Este Futuro es Otro Futuro: The role of social discourse on the [under]development of contemporary academic electronic music in Perú

  • Author(s): López Ramírez Gastón, José Ignacio
  • Advisor(s): Puckette, Miller
  • et al.

This dissertation explores the history of Peruvian electroacoustic and electronic musical experimentation since its arrival to the country, while confronting the particular issues that have kept their practice from being academically embraced or implemented into the official channels for musical learning. It reviews the failures and successes of the Peruvian technologically based musical arts in front of the social structures and ideologies that have historically permeated all the cultural activities of the country. By moving away from a traditional technical and formalist approach that confronts academically based electroacoustic and electronic music from the perspective of the musical object, this work unveils the highly politicized history of responses towards these arts in Perú and the direct role of the particular nationalistic postcolonial models on their development or lack of it. It is within a plural and ambiguous set of nationalists, nativist, socialist, anti-foreign and indigenist ideologies, analyzed in this work, that we can identify a constant: the suspicion towards, and ultimately, the rejection of technologically based musical traditions as an element in the construction of a history of Peruvian music.
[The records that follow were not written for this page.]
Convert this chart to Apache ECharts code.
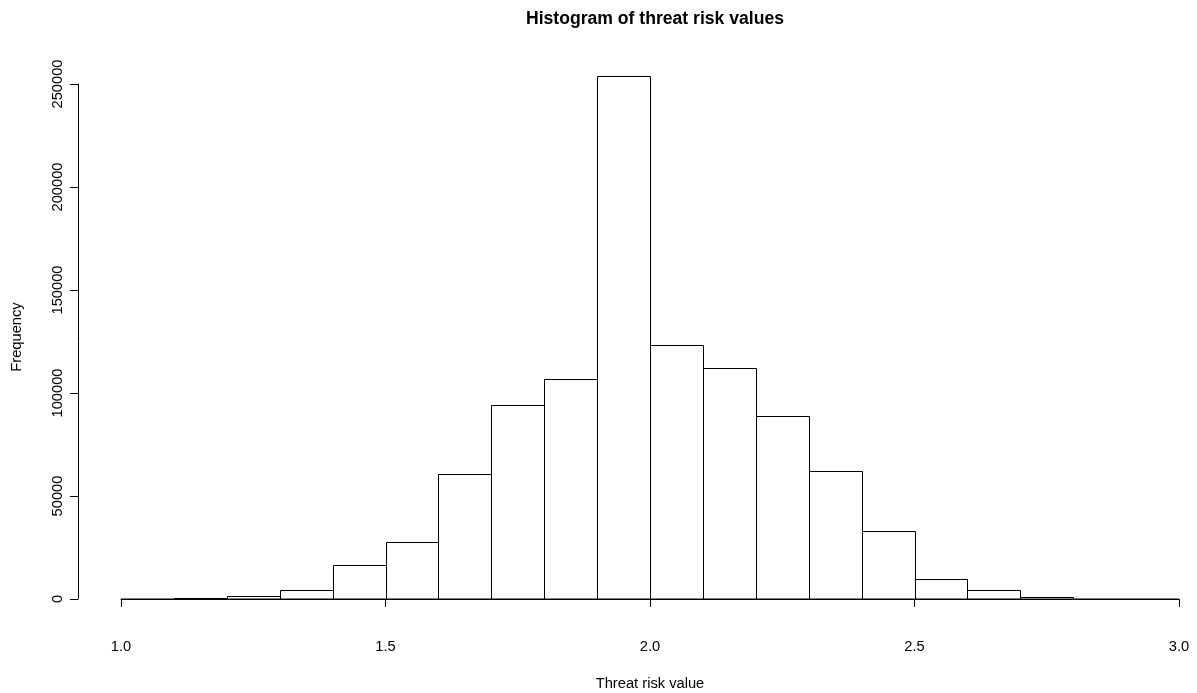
<!DOCTYPE html>
<html>
<head>
<meta charset="utf-8">
<script src="https://cdn.jsdelivr.net/npm/echarts@6/dist/echarts.min.js"></script>
<style>
html,body{margin:0;padding:0;background:#fff;}
#chart{width:1197px;height:693px;}
</style>
</head>
<body>
<div id="chart"></div>
<script>
// Histogram bins (lower and upper edges) and frequencies
var binStart = [1.1, 1.2, 1.3, 1.4, 1.5, 1.6, 1.7, 1.8, 1.9, 2.0, 2.1, 2.2, 2.3, 2.4, 2.5, 2.6, 2.7, 2.8];
var binEnd   = [1.2, 1.3, 1.4, 1.5, 1.6, 1.7, 1.8, 1.9, 2.0, 2.1, 2.2, 2.3, 2.4, 2.5, 2.6, 2.7, 2.8, 2.9];
var counts   = [300, 1400, 4300, 16400, 27500, 60800, 94200, 106600, 253900, 123400, 112000, 88800, 62100, 32900, 9600, 4200, 1100, 200];
// baseline drawn along zero
var baselineX = [1.0, 3.0];
var baselineY = [0, 0];

var titleText = 'Histogram of threat risk values';
var xName = 'Threat risk value';
var yName = 'Frequency';

var FONT = '"Liberation Sans", Arial, sans-serif';
var FS = 14.7;

var histData = binStart.map(function (s, i) { return [s, binEnd[i], counts[i]]; });
var baseData = baselineX.map(function (x, i) { return [x, baselineY[i]]; });

var chart = echarts.init(document.getElementById('chart'), null, {renderer: 'canvas'});
chart.setOption({
  backgroundColor: '#ffffff',
  animation: false,
  title: {
    text: titleText,
    left: 650,
    textAlign: 'center',
    top: 5,
    textStyle: {fontFamily: FONT, fontWeight: 'bold', fontSize: 17.6, color: '#000'}
  },
  grid: {left: 121, right: 18, top: 84, bottom: 94, containLabel: false, outerBoundsMode: 'none'},
  graphic: [{
    type: 'text',
    x: 17, y: 337,
    rotation: Math.PI / 2,
    style: {
      text: yName, fontFamily: FONT, fontSize: FS, fill: '#000',
      textAlign: 'center', textVerticalAlign: 'middle'
    }
  }],
  xAxis: {
    type: 'value',
    min: 1.0, max: 3.0, interval: 0.5,
    offset: 21,
    name: xName,
    nameLocation: 'middle',
    nameGap: 56,
    nameTextStyle: {fontFamily: FONT, fontSize: FS, color: '#000'},
    axisLine: {show: true, lineStyle: {color: '#000', width: 1}},
    axisTick: {show: true, length: 8, lineStyle: {color: '#000', width: 1}},
    axisLabel: {
      fontFamily: FONT, fontSize: FS, color: '#000', margin: 19,
      formatter: function (v) { return v.toFixed(1); }
    },
    splitLine: {show: false}
  },
  yAxis: {
    type: 'value',
    min: 0, max: 250000, interval: 50000,
    offset: 43,
    axisLine: {show: true, lineStyle: {color: '#000', width: 1}},
    axisTick: {show: true, length: 8, lineStyle: {color: '#000', width: 1}},
    axisLabel: {
      fontFamily: FONT, fontSize: FS, color: '#000', margin: 13, rotate: 90,
      formatter: function (v) { return String(v); }
    },
    splitLine: {show: false}
  },
  series: [
    {
      type: 'custom',
      clip: false,
      data: histData,
      encode: {x: [0, 1], y: 2},
      renderItem: function (params, api) {
        var p0 = api.coord([api.value(0), api.value(2)]);
        var p1 = api.coord([api.value(1), 0]);
        var x0 = Math.round(p0[0]) + 0.5, x1 = Math.round(p1[0]) + 0.5;
        var y0 = Math.round(p0[1]) + 0.5, y1 = Math.round(p1[1]) + 0.5;
        return {
          type: 'rect',
          shape: {x: x0, y: y0, width: x1 - x0, height: y1 - y0},
          style: {fill: '#fff', stroke: '#000', lineWidth: 1}
        };
      }
    },
    {
      type: 'line',
      data: baseData,
      showSymbol: false,
      symbol: 'none',
      clip: false,
      lineStyle: {color: '#000', width: 1},
      z: 3
    }
  ]
});
</script>
</body>
</html>
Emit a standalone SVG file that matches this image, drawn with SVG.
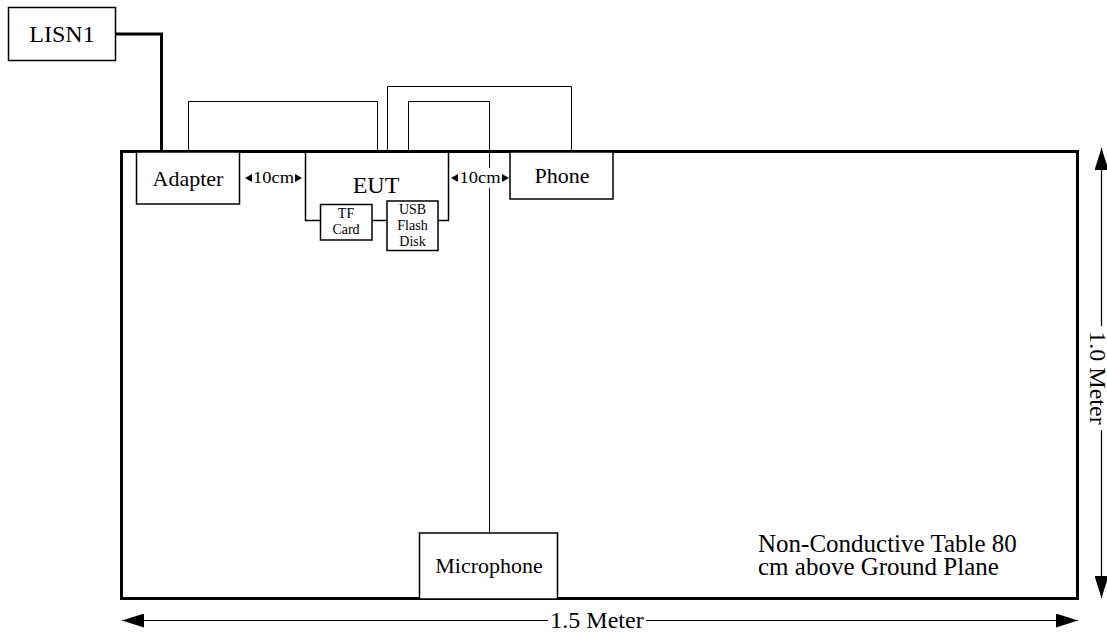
<svg xmlns="http://www.w3.org/2000/svg" width="1107" height="635" viewBox="0 0 1107 635">
<defs>
<style>
text{font-family:"Liberation Serif","Times New Roman",serif;fill:#000}
.box{fill:#fff;stroke:#000;stroke-width:1.5}
.thin{fill:none;stroke:#000;stroke-width:1}
.thick{fill:none;stroke:#000;stroke-width:3}
.dim{fill:none;stroke:#000;stroke-width:1.2}
.m{text-anchor:middle}
</style>
<marker id="ah" viewBox="0 0 22 14" refX="22" refY="7" markerWidth="22" markerHeight="14" markerUnits="userSpaceOnUse" orient="auto-start-reverse">
<path d="M0,0 L22,7 L0,14 Z" fill="#000"/>
</marker>
</defs>
<rect width="1107" height="635" fill="#fff"/>

<g id="table">
<rect x="121.5" y="151.5" width="956" height="447" fill="none" stroke="#000" stroke-width="3"/>
</g>

<g id="connectors">
<polyline class="thick" points="116,34 161.5,34 161.5,152"/>
<polyline class="thin" points="188.5,152 188.5,101.5 377.5,101.5 377.5,152"/>
<polyline class="thin" points="387.5,152 387.5,86.5 571.5,86.5 571.5,152"/>
<polyline class="thin" points="408.5,152 408.5,101.5 489.5,101.5 489.5,533"/>
</g>

<g id="lisn1">
<rect class="box" x="8.5" y="7.5" width="107" height="53"/>
<text class="m" x="62" y="42" font-size="24">LISN1</text>
</g>

<g id="adapter">
<rect class="box" x="136.5" y="152" width="103" height="52"/>
<text class="m" x="188" y="186" font-size="22">Adapter</text>
</g>

<g id="dist1">
<rect x="243" y="168" width="60" height="20" fill="#fff"/>
<polygon points="245,178 252,174 252,182" fill="#000"/>
<text class="m" x="273.5" y="183" font-size="16.5" textLength="41" lengthAdjust="spacingAndGlyphs">10cm</text>
<polygon points="302,178 295,174 295,182" fill="#000"/>
</g>

<g id="eut">
<path d="M305.5,152 V220.5 H320 M372,220.5 H387 M438,220.5 H448.5 V152" fill="none" stroke="#000" stroke-width="1.5"/>
<text class="m" x="376" y="193" font-size="24">EUT</text>
</g>

<g id="tfcard">
<rect class="box" x="320.5" y="204.5" width="51.5" height="35.5"/>
<text class="m" x="346" y="218" font-size="14">TF</text>
<text class="m" x="346" y="234" font-size="14">Card</text>
</g>

<g id="usb">
<rect class="box" x="387" y="201" width="51" height="49.5"/>
<text class="m" x="412.5" y="214" font-size="14">USB</text>
<text class="m" x="412.5" y="230" font-size="14">Flash</text>
<text class="m" x="412.5" y="246" font-size="14">Disk</text>
</g>

<g id="dist2">
<rect x="450" y="168" width="60" height="20" fill="#fff"/>
<polygon points="451,178 458,174 458,182" fill="#000"/>
<text class="m" x="480" y="183" font-size="16.5" textLength="41" lengthAdjust="spacingAndGlyphs">10cm</text>
<polygon points="509,178 502,174 502,182" fill="#000"/>
</g>

<g id="phone">
<rect class="box" x="510" y="152" width="103" height="47"/>
<text class="m" x="562" y="183" font-size="22">Phone</text>
</g>

<g id="microphone">
<rect class="box" x="419.5" y="533" width="138" height="66"/>
<text class="m" x="489" y="573" font-size="22">Microphone</text>
</g>

<g id="note">
<text x="758" y="552" font-size="25">Non-Conductive Table 80</text>
<text x="758" y="575" font-size="25">cm above Ground Plane</text>
</g>

<g id="dimensions">
<line class="dim" x1="548" y1="620.5" x2="122" y2="620.5" marker-end="url(#ah)"/>
<line class="dim" x1="646" y1="620.5" x2="1078" y2="620.5" marker-end="url(#ah)"/>
<text class="m" x="597" y="628" font-size="24">1.5 Meter</text>
<line class="dim" x1="1101.5" y1="326" x2="1101.5" y2="148" marker-end="url(#ah)"/>
<line class="dim" x1="1101.5" y1="430" x2="1101.5" y2="598" marker-end="url(#ah)"/>
<text class="m" transform="translate(1090,378) rotate(90)" font-size="24">1.0 Meter</text>
</g>
</svg>
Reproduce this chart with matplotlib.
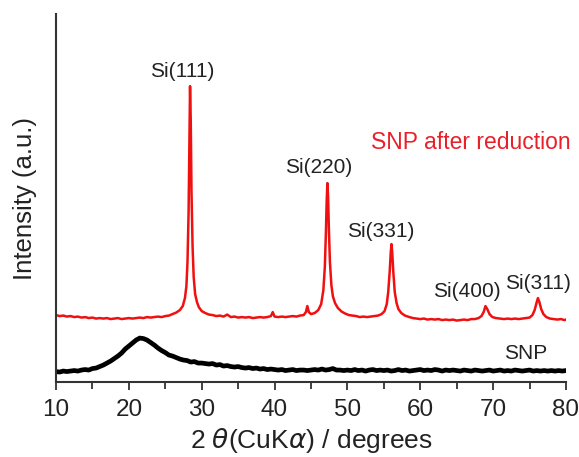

Most actors in this work, whether composers, performers or music researchers, that have attempted to dedicate their efforts towards the implementation of technology beyond the logic of the recording studio and tech-support, have had to negotiate their participation in musical academic and popular cultures according to the way they were perceived by the political and cultural surroundings of their time. This situation would force many of them to construct the cultural identities that could allow them to participate in national institutionalized discourses and practices, moving away from technology or maintaining it as a peripheral activity. In the majority of cases, those musicians interested in technology would either migrate in search of training and professional opportunities, or shift direction towards other musical practices.

By analyzing, in this work, the national discourses of/about our actors and the silence of the institutions (public and private) we reveal an agent-structure relational behavioral pattern toward musical technology and related sound arts that is at the heart of its historical undermining.